I do have roughly equivalent functionality with C code I've written myself (and that too handles the RFC 4180 oddish double quote rule:
foo "bar" baz quoted is
"foo ""bar"" baz"), but it takes a lot more code; plus, the Python code is simple enough to give to a new/non-programmer user, and they can do minor alterations to it themselves. Not so with the C code.
Plus, you can add a PyQt5/PySide2 Qt GUI interface on top of it, and it'll work as-is on all major OSes, with just a couple of dozen lines of code; and code that is simple enough for nonprogrammers to understand.
That is a perfectly valid niche. I claim so, because I've used it that way myself, successfully.
(A lot of web-based services nowadays can output (authorized) parts of their database in CSV format, by the way. Using a CSV helper program – one that can be run as-is on different OSes – can munge those in a format that makes it vastly easier for not-very-technical users to do their work on it in a spreadsheet program. And that is not just papering over "lack of knowledge", either; it can apply policy, like anonymize data, and even do it in a reversible way. Such things are sometimes required by politics or internal guidelines – if by law, it must be included in the service itself – and being able to implement such quick tooling can make a big difference in practical operations office culture. Just remember to add Branding, so your work isn't forgotten the moment it is no longer needed.)
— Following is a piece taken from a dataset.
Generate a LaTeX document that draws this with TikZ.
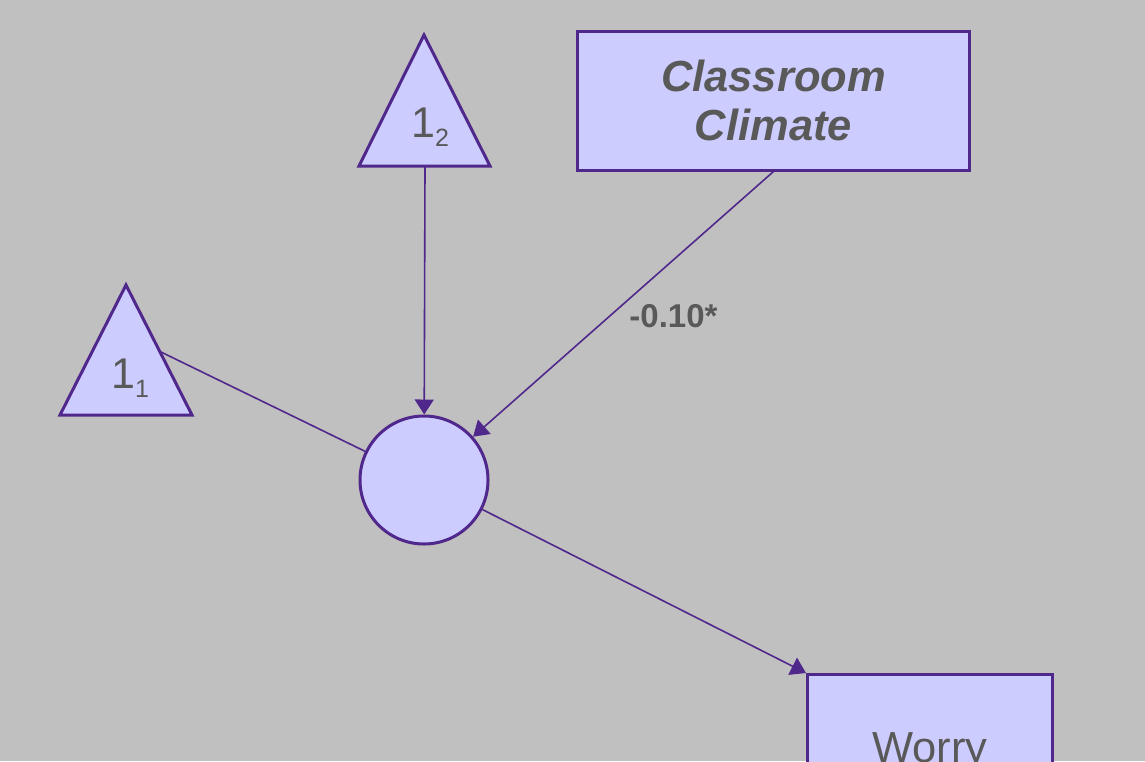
\documentclass[tikz,border=0pt]{standalone}
\usepackage{fontspec}
\setmainfont{Liberation Sans}
\usetikzlibrary{arrows.meta}
\definecolor{semfill}{RGB}{204,204,255}
\definecolor{semline}{RGB}{80,40,140}
\definecolor{semtext}{RGB}{89,89,89}
\definecolor{semback}{RGB}{192,192,192}

\begin{document}
\begin{tikzpicture}[x=0.5pt, y=-0.5pt,
    box/.style={draw=semline, line width=1.5pt, fill=semfill, inner sep=0pt, text=semtext},
    tri/.style={draw=semline, line width=1.5pt, fill=semfill, line join=miter},
    lat/.style={circle, draw=semline, line width=1.5pt, fill=semfill,
                minimum size=64pt, inner sep=0pt},
    num/.style={text=semtext, font=\fontsize{21.5}{25}\selectfont, anchor=base, inner sep=0pt},
    arr/.style={-{Triangle[length=7.5pt, width=9.5pt]}, semline, line width=0.8pt},
    lnk/.style={semline, line width=0.8pt},
    coef/.style={text=semtext, font=\fontsize{16.5}{19}\selectfont\bfseries,
                 anchor=base, inner sep=0pt}
  ]
  \fill[semback] (0,0) rectangle (1145,761);
  \useasboundingbox (0,0) rectangle (1145,761);
  \clip (0,0) rectangle (1145,761);

  % constants
  \draw[tri] (424,35) -- (490,166) -- (359,166) -- cycle;
  \draw[tri] (126,285) -- (192,415) -- (60,415) -- cycle;
  \node[num] (one2) at (430,137) {1\raisebox{-4.5pt}{\fontsize{12.5}{14}\selectfont 2}};
  \node[num] (one1) at (130,388) {1\raisebox{-4.5pt}{\fontsize{12.5}{14}\selectfont 1}};
  \coordinate (base2) at (425,166);
  \coordinate (edge1) at (161,352);

  \node[lat] (eta) at (424,480) {};
  \node[box, minimum width=196pt, minimum height=69.5pt, align=center,
        font=\fontsize{21.75}{24.5}\selectfont\bfseries\itshape]
        (climate) at (773.5,100.5) {Classroom\\Climate};
  \node[box, anchor=north west, minimum width=122.5pt, minimum height=77pt,
        text height=15.5pt, text depth=4.5pt, font=\fontsize{21.75}{25}\selectfont]
        (worry) at (806,673) {Worry};

  \draw[arr] (base2) -- (eta);
  \draw[arr] (climate.south) -- (eta);
  \draw[lnk] (eta) -- (edge1);
  \draw[arr] (eta) -- (worry.north west);

  \node[coef] (b1) at (673.5,327.5) {-0.10*};
\end{tikzpicture}
\end{document}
Many classical (as in using potential models and not quantum mechanics) molecular dynamics simulations produce snapshots of the simulated system in a text-based format. When simulating large systems, they can literally spew this data like from a firehose. It turns out that with RAID storage systems, the bottleneck isn't I/O,
but I/O parsing routines in the standard C library. I've written parser routines for that case too, working thus far at full I/O rates.
Of course, the proper solution to that was to have the simulators output the data in more concise format, preferably using as little CPU time as possible. One such I wrote for Fortran, that allowed storing the data in binary locally (and thus reducing network traffic, speeding up the simulation itself slightly), with Fortran and C tooling that allows slicing that data (across multiple files) in time and space. No, I wasn't clever enough to name it Tardis. (Although "Istard" would've been even more my style.) The simulator was written in Fortran, and that particular simulation worked with almost 200 million atoms. That's roughly 5 GiB of data per "frame" (snapshot of simulation at one moment). I think the dataset, when compressed, did fit a 2 TiB drive.
Sometimes you get to choose the language you use, sometimes you don't because you are maintaining or developing a mature project.
The cost of time spent to develop a solution is often overlooked, but it really is important, and can go either way. A funky addition of a couple of hundred lines of Fortran 95 code can make a project possible, or turn it from a month-long research project (per run) to a week-long one; but you might need a semi-crazy programmer to know whether it is even possible, and how. Letting the programmer choose their favourite language instead of the most appropriate one may turn a one-day project into a multi-month one, because fun is fun, and sometimes the objective is forgotten when you're having too much fun.